“Can a decree absolute [an absolute divorce order] be backdated?”
CASE:
BRIEF FACTS:
- HEB (the Petitioner-Husband) and HEM (the Petitioner-Wife) were granted a decree nisi [is a provisional court order in which the court allows the divorce to move forward but does not legally end their marriage] in their divorce proceedings on 19 June 2000 under the Law Reform (Marriage and Divorce) Act 1976 [“LRA”].
- However, there were no steps taken to make the decree nisi to be absolute [an order that legally dissolves the marriage], and it was only made absolute in January 2025.
- HEB then had entered into his second marriage in 2001, and had children from the said marriage.
- In April 2025, HEB filed an application in the High Court [“HC”] to backdate the Decree Absolute to 8 August 2000 and had sought to retrospectively validate the second marriage, and to regularise the status of his children from the said marriage.
- HEB argued that the decree nisi was not made absolute earlier due to a technical oversight, and attributed it to the negligence of his former solicitors.
- He contended that this oversight is amendable by the Court as per Order 20 Rule 11 of the Rules of Court 2012 [“ROC”].
DECISION OF THE HIGH COURT (“HC”)
- HC dismissed the application, concluding that since neither party had applied for the decree nisi to be made absolute, it cannot be assumed that it will automatically become absolute after three months have elapsed.

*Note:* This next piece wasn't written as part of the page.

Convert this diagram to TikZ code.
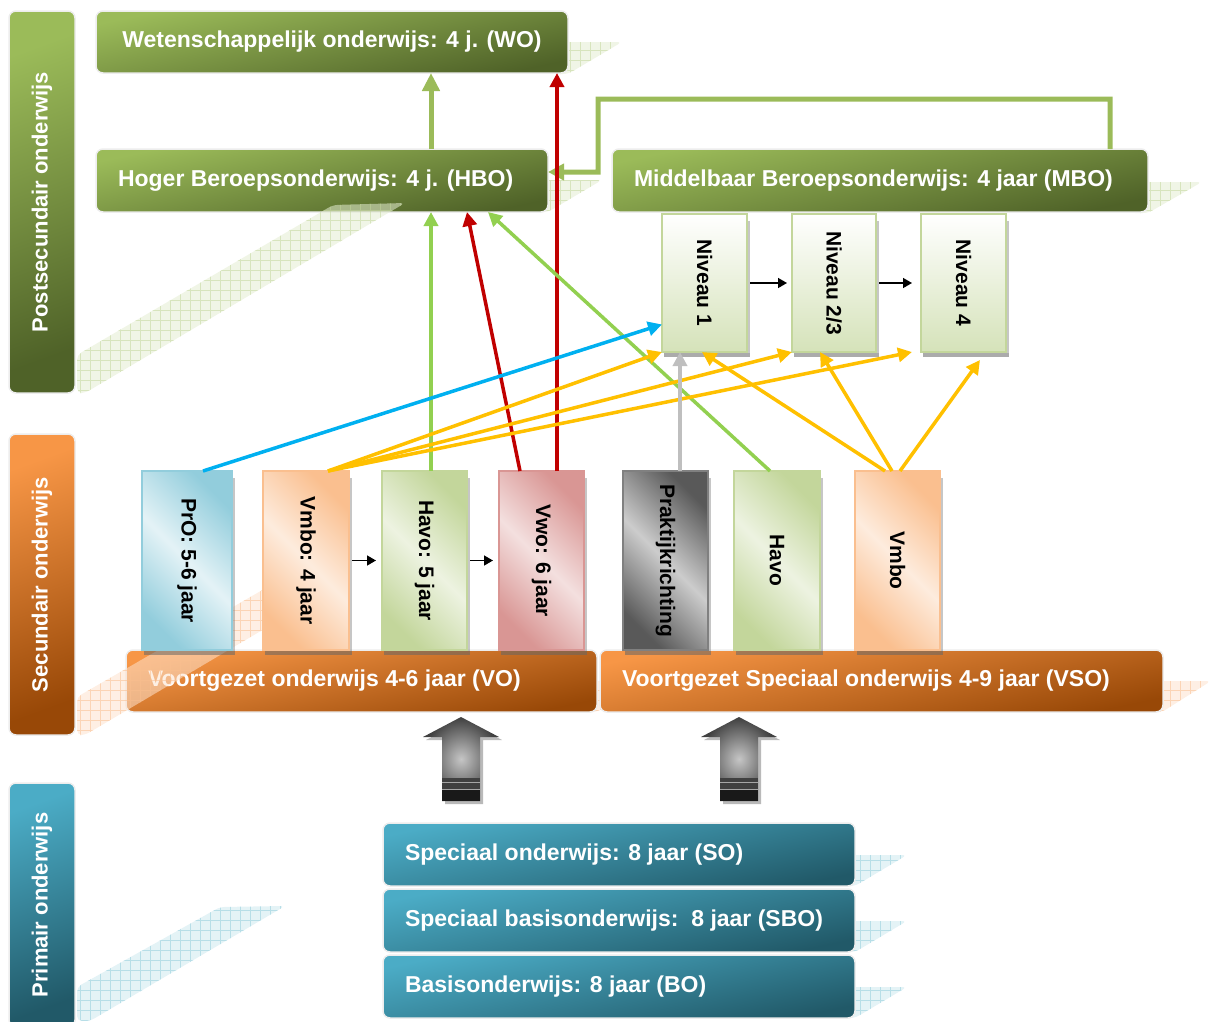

- Throughout the duration that the decree nisi was not made absolute, HEB was deemed to remain legally married to HEM, since the decree nisi was not perfected.
- HC held that the decree absolute shall remain dated on January 2025, and the second marriage is considered to be legally null and void.
- HC further held that the failure to make the decree nisi absolute is a substantive omission and to backdate the decree absolute is considered an attempt to validate a marriage that would be otherwise null and void.